Friday, March 13, 2015

The Winchester Bible

The process of illumination is a difficult and precarious task, one that depends on the
utmost skill and delicacy of the illuminator. It may take years to illuminate an entire manuscript, weeks to finish a single illumination if the initial is extravagant enough, or the miniature intricate enough. In The Winchester Bible, the largest known bible of its time, is also famous not only as a text, but as a piece of art.


Recently showcased in The Metropolitan Museum of Art, the manuscript displayed the
height of monastic scribal and illuminative skill. The immense codex is filled with bright colors, including lapis lazuli, a semiprecious stone that can only be found in the Middle East. In the time of this manuscript, the name of this pigment would have been Ultramarinum or “beyond the sea”. It would have only ever been able to be used with the most ornate of manuscripts or paintings due to its pure, strong, and loud blue marine color. Its hue is so specific and profound, that the synthetic coloring for it today cannot match its effect when used in pieces of art. Even with the synthetic on the market, it is one of the most expensive materials that can be purchased to illuminate a manuscript, and usually, even in the modern day, more expensive than gold used for gold leaf or even other parts of art.
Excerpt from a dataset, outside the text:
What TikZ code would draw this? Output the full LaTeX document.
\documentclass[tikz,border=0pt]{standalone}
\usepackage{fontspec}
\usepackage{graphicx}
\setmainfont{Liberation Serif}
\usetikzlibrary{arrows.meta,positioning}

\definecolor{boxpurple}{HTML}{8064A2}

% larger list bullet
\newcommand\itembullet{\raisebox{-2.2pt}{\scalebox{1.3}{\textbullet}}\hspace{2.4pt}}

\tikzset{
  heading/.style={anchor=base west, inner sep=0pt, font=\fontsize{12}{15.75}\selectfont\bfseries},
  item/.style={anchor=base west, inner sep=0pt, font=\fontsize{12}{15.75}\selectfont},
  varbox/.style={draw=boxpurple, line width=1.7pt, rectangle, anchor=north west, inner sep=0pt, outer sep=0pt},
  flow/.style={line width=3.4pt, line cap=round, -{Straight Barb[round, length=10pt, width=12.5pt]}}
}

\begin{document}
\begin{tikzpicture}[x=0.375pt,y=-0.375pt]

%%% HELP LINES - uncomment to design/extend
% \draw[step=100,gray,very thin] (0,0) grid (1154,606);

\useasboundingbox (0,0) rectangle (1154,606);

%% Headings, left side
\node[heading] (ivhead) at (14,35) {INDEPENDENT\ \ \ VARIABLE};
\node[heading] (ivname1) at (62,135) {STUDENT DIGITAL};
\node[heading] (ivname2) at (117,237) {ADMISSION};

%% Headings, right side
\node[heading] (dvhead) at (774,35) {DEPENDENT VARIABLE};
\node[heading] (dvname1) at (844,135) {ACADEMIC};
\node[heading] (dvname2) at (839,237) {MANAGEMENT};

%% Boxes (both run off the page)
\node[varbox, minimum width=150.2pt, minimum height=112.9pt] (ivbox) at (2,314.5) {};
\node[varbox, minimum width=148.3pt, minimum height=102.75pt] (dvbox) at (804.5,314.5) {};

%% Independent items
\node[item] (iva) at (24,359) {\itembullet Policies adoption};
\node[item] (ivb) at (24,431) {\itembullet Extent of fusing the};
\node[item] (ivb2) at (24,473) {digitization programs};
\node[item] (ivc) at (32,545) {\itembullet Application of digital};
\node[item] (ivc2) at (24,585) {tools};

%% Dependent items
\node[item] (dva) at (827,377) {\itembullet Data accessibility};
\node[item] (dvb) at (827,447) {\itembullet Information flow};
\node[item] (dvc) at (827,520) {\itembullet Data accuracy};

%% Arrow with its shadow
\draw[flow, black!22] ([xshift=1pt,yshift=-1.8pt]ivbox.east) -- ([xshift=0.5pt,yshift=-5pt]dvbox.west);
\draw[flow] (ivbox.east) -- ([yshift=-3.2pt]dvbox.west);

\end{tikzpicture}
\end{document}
The Winchester Bible has extensive use of this pigment, in most of its initials and full
paged miniatures:



The process of turning the stone into ink is strenuous, and unless done properly, will only 
end in a pale grayish blue. First, the stone must be of a high level with very little impurities so as to get enough of a rich blue. Next, the stone must be ground by hand and mixed with melted wax, resins, and oils, until all the impurities are absorbed by those materials, leaving a fine powder of pure lapis lazuli. Finally, the scribe can mix it with a base and use the ink to write or decorate the manuscript. Because of this process and cost of importation, this pigment is seen as the most luxurious item that can be used. For the Winchester Bible to use this pigment as background and text demonstrates the absolute wealth of its patron, Henry de Blois, a bishop and abbot of where this manuscript was made, at the Winchester Monastery in England.
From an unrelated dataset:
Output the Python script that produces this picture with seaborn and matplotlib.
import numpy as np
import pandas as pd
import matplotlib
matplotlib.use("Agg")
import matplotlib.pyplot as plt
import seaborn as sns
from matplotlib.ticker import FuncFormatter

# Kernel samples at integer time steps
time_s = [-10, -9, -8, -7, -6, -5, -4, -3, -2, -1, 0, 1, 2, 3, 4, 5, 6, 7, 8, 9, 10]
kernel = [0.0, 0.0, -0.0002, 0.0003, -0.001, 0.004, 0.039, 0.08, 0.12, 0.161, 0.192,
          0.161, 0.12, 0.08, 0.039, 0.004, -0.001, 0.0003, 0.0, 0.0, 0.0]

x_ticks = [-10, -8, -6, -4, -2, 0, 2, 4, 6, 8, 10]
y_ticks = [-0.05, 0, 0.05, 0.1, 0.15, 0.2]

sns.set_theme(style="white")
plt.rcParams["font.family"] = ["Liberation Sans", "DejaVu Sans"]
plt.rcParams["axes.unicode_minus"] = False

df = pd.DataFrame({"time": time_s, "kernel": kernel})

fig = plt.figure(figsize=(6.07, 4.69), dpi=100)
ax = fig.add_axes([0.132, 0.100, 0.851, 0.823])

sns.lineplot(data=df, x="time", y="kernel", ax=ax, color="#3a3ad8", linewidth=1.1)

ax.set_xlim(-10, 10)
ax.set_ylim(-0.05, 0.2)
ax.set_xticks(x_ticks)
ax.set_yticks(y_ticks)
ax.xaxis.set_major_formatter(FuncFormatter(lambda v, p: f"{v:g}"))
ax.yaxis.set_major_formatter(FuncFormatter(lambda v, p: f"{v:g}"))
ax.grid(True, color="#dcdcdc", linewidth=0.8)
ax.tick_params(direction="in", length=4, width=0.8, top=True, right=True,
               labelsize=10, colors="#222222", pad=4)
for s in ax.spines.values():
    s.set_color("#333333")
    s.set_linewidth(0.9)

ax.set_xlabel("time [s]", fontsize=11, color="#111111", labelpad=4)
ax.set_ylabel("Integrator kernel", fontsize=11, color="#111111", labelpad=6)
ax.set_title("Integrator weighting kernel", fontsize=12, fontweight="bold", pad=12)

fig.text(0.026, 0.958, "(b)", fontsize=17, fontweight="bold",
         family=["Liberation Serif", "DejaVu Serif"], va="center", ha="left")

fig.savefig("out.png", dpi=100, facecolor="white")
Just imagine how much money and effort went into this still unfinished Bible. It is a true
depiction of why monastic England was so influential and grandiose at this time.

—Donni Aldrich

1 comment:

  1. I really enjoy the dark blue and red colors that make up portions of the codex, as demonstrated above. It is rather interesting that they have remained so bright after such a long period of time. I also find the illuminations rather bizarre in the way they depict occurrences in the bible. The Winchester Bible is a testament of monastic England. It demonstrates the amount of money people were willing to put into a bible at time. In modern days that amount of money would be incomprehensible in the production of a bible, so the Winchester Bible showcases a period of time that truly cared about the production of books, especially biblical texts.